Fishing Alabama Lakes

I love fishing Alabama Lakes.  I am constantly amazed how different they are from our lakes in middle Georgia.  Coosa River lakes are full of big, hard fighting spotted bass and the water is often full of grassbeds, something we just do not see here. And the current makes a big difference in the bite, and it runs most of the time.

Tennessee River lakes are big and full of grass, too.  And they have smallmouth, some of them excellent smallmouth fishing.  The tailraces below the dams provide fishing that is just not available here.

Lakes in south Alabama are similar to our Eufaula and Seminole.  Their tannic water is covered in the shallows by grass and cypress trees and largemouth are king. 

Last week on Tuesday I fished Logan Martin on the Coosa River near Pell City. I-20 crosses its upper end and it is usually a great lake. Unfortunately, I was staying in a motel near I-20 about 40 miles from Birmingham where a tornado killed someone in a motel there. Strong storms came through the area with thunder keeping me awake most of the night, then the morning dawned bright and cold, something not good for fishing.
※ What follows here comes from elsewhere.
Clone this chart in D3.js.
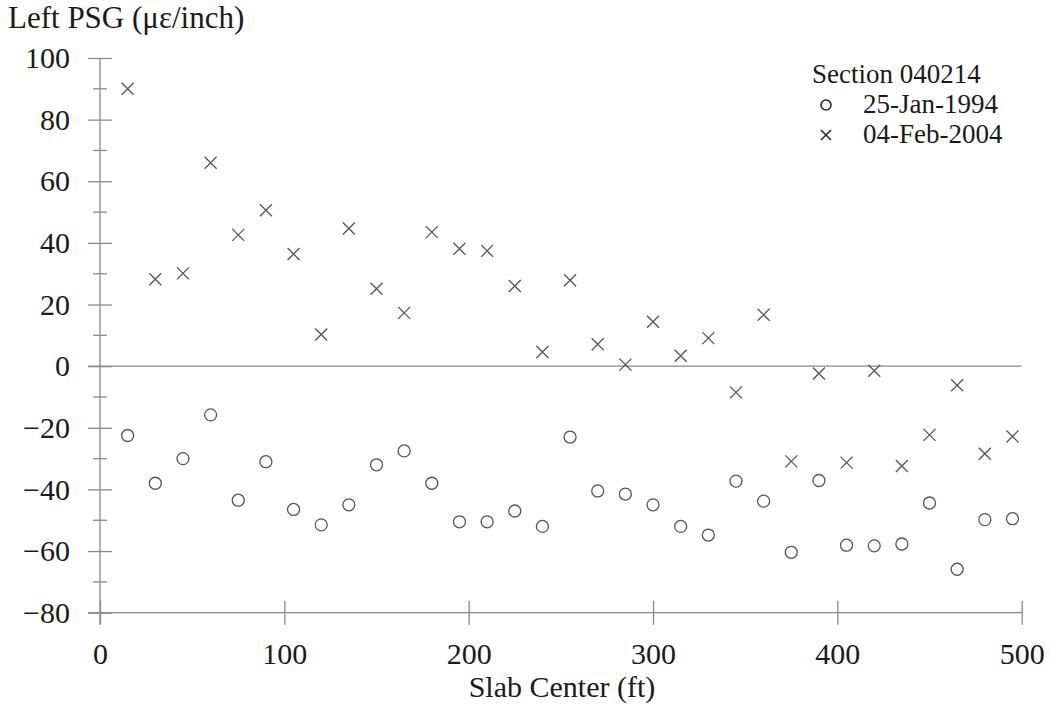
<!DOCTYPE html>
<html>
<head>
<meta charset="utf-8">
<script src="https://cdn.jsdelivr.net/npm/d3@7"></script>
<style>
  body { margin: 0; background: #fff; }
  text { font-family: "Liberation Serif", "Times New Roman", serif; fill: #1a1a1a; }
</style>
</head>
<body>
<div id="chart"></div>
<script>
var slabCenter = [15, 30, 45, 60, 75, 90, 105, 120, 135, 150, 165, 180, 195, 210, 225, 240, 255,
                  270, 285, 300, 315, 330, 345, 360, 375, 390, 405, 420, 435, 450, 465, 480, 495];
var jan1994 = [-22.5, -38, -30, -15.8, -43.5, -31, -46.5, -51.5, -45, -32, -27.5, -38, -50.5, -50.5, -47, -52, -23,
               -40.5, -41.5, -45, -52, -54.8, -37.3, -43.8, -60.4, -37.1, -58.1, -58.3, -57.7, -44.4, -65.9, -49.8, -49.5];
var feb2004 = [90, 28.2, 30.1, 66, 42.6, 50.6, 36.4, 10.3, 44.7, 25.1, 17.3, 43.5, 38.1, 37.4, 26, 4.6, 27.9,
               7.1, 0.5, 14.4, 3.4, 9.1, -8.5, 16.7, -30.9, -2.4, -31.3, -1.5, -32.4, -22.3, -6.2, -28.4, -22.8];
var xTicks = [0, 100, 200, 300, 400, 500];
var yTicks = [-80, -60, -40, -20, 0, 20, 40, 60, 80, 100];
var yMinor = [-70, -50, -30, -10, 10, 30, 50, 70, 90];
var legendTitle = "Section 040214";
var seriesNames = ["25-Jan-1994", "04-Feb-2004"];

var width = 1050, height = 708;
var axisColor = "#8a8a8a", markColor = "#555";

var svg = d3.select("#chart").append("svg")
    .attr("width", width).attr("height", height);

var x = d3.scaleLinear().domain([0, 500]).range([100, 1021.7]);
var y = d3.scaleLinear().domain([-80, 100]).range([612.7, 58]);

// y axis
var yAxis = svg.append("g").attr("transform", "translate(" + x(0) + ",0)")
    .call(d3.axisLeft(y).tickValues(yTicks).tickSize(12).tickPadding(18)
        .tickSizeOuter(0).tickFormat(function (d) { return d < 0 ? "\u2212" + Math.abs(d) : d; }));
yAxis.select(".domain").remove();
yAxis.selectAll(".tick line").attr("x1", -12).attr("x2", 12).attr("stroke", axisColor).attr("stroke-width", 1.3);
yAxis.selectAll(".tick text").attr("font-size", 30).attr("font-family", "Liberation Serif").attr("fill", "#1a1a1a");
yAxis.append("line").attr("y1", y(100)).attr("y2", y(-80) + 12)
    .attr("stroke", axisColor).attr("stroke-width", 1.3);
yAxis.selectAll(".minor").data(yMinor).enter().append("line")
    .attr("x1", -7).attr("x2", 7)
    .attr("y1", function (d) { return y(d); }).attr("y2", function (d) { return y(d); })
    .attr("stroke", axisColor).attr("stroke-width", 1.3);

// x axis
var xAxis = svg.append("g").attr("transform", "translate(0," + y(-80) + ")")
    .call(d3.axisBottom(x).tickValues(xTicks).tickSize(12).tickPadding(18).tickSizeOuter(0));
xAxis.select(".domain").remove();
xAxis.selectAll(".tick line").attr("y1", -12).attr("y2", 12).attr("stroke", axisColor).attr("stroke-width", 1.3);
xAxis.selectAll(".tick text").attr("font-size", 30).attr("font-family", "Liberation Serif").attr("fill", "#1a1a1a");
xAxis.append("line").attr("x1", x(0) - 12).attr("x2", x(500))
    .attr("stroke", axisColor).attr("stroke-width", 1.3);

// zero line
svg.append("line").attr("x1", x(0) - 12).attr("x2", x(500))
    .attr("y1", y(0)).attr("y2", y(0))
    .attr("stroke", axisColor).attr("stroke-width", 1.3);

// titles
svg.append("text").attr("x", 8).attr("y", 28).attr("font-size", 31).text("Left PSG (\u03bc\u03b5/inch)");
svg.append("text").attr("x", 562).attr("y", 697).attr("text-anchor", "middle")
    .attr("font-size", 30).text("Slab Center (ft)");

// markers
var xPath = function (r) { return "M" + -r + "," + -r + "L" + r + "," + r + "M" + -r + "," + r + "L" + r + "," + -r; };

svg.append("g").selectAll("circle").data(slabCenter).enter().append("circle")
    .attr("cx", function (d) { return x(d); })
    .attr("cy", function (d, i) { return y(jan1994[i]); })
    .attr("r", 6).attr("fill", "none").attr("stroke", markColor).attr("stroke-width", 1.3);

svg.append("g").selectAll("path").data(slabCenter).enter().append("path")
    .attr("transform", function (d, i) { return "translate(" + x(d) + "," + y(feb2004[i]) + ")"; })
    .attr("d", xPath(6)).attr("fill", "none").attr("stroke", markColor).attr("stroke-width", 1.3);

// legend
var legend = svg.append("g");
legend.append("text").attr("x", 812).attr("y", 83).attr("font-size", 27).text(legendTitle);
legend.append("circle").attr("cx", 826).attr("cy", 105).attr("r", 5)
    .attr("fill", "none").attr("stroke", "#222").attr("stroke-width", 1.5);
legend.append("path").attr("transform", "translate(826,135)").attr("d", xPath(5))
    .attr("fill", "none").attr("stroke", "#222").attr("stroke-width", 1.5);
legend.selectAll(".lbl").data(seriesNames).enter().append("text")
    .attr("x", 863).attr("y", function (d, i) { return 113 + i * 30; })
    .attr("font-size", 27).text(function (d) { return d; });
</script>
</body>
</html>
We had about five hours on the lake and caught some small bass, but nothing like what I had hoped.

I was on Lake Weiss last Saturday, a cold, cloudy day. Fishing was tough and disappointing.  We did not catch a fish in the 43-degree water.  After noon, we were fishing an area with several other bass boats nearby.  They were in a local tournament.  We heard two of the teams talking and both said they had not caught a fish that day. Another team we talked to said they had one little keeper.  So it was not just us.

Fishing should get better soon, with longer days affecting the bass and making them want to spawn. They will start their annual movement toward spawning areas but will stay deep and not feed much until the water starts to warm.  With lows most nights in the 20s and highs only in the 40s “forecast” most days for the next ten days, it will take a while.
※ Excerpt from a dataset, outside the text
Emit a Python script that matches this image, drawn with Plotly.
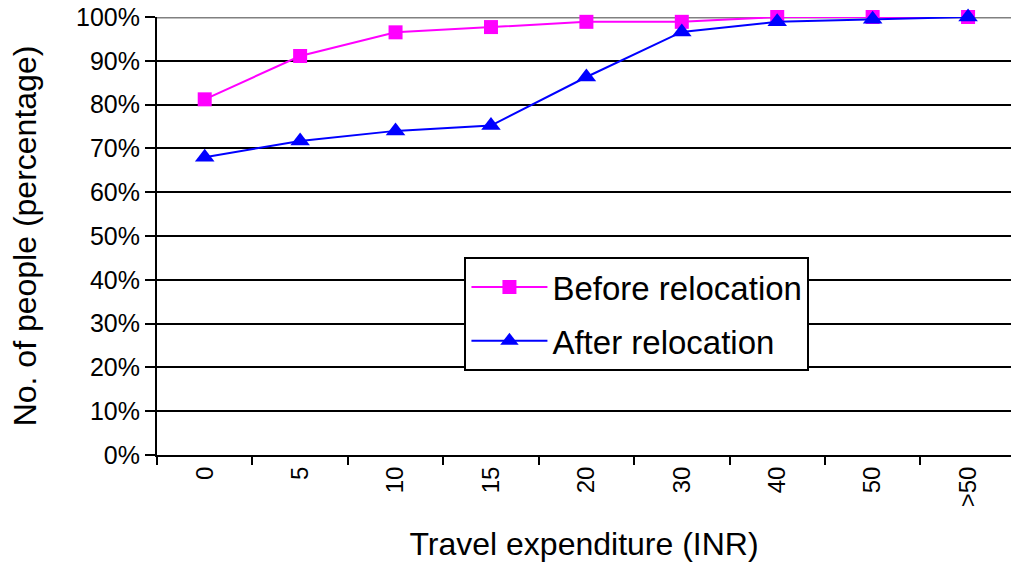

I put forecast in quotations since it seems it is at best a guess.  I call meteorologists “Weather Guessers” since that seems to describe their forecast.  Last week I kept watching the guess as what the weather would be at Lake Lanier this Sunday for the Flint River Tournament and my four-night camping trip to Don Carter State Park on the lake.

It started last Monday saying lows Saturday night would be in the low 20s with snow Sunday morning, and a high Sunday of 43 and clouds all day.   By Tuesday night the forecast was low of 34 Saturday night and a high of 56 Sunday with mostly sunny skies.

    A few years ago we postponed a club tournament at Sinclair the following Sunday due to the forecast at meeting Tuesday night.  By Sunday it was a beautiful, warm day and I went to the lake and caught several bass, including a five pounder.  The next Sunday, the day we postponed the tournament to, was windy, cold and miserable.  And the whole club caught fewer fish than I had caught the Sunday before!

    I never make my plans based on weather guesses a few days in advance and encourage my clubs to wait to the last minute to cancel a tournament if we have to do so, and only for dangerous conditions.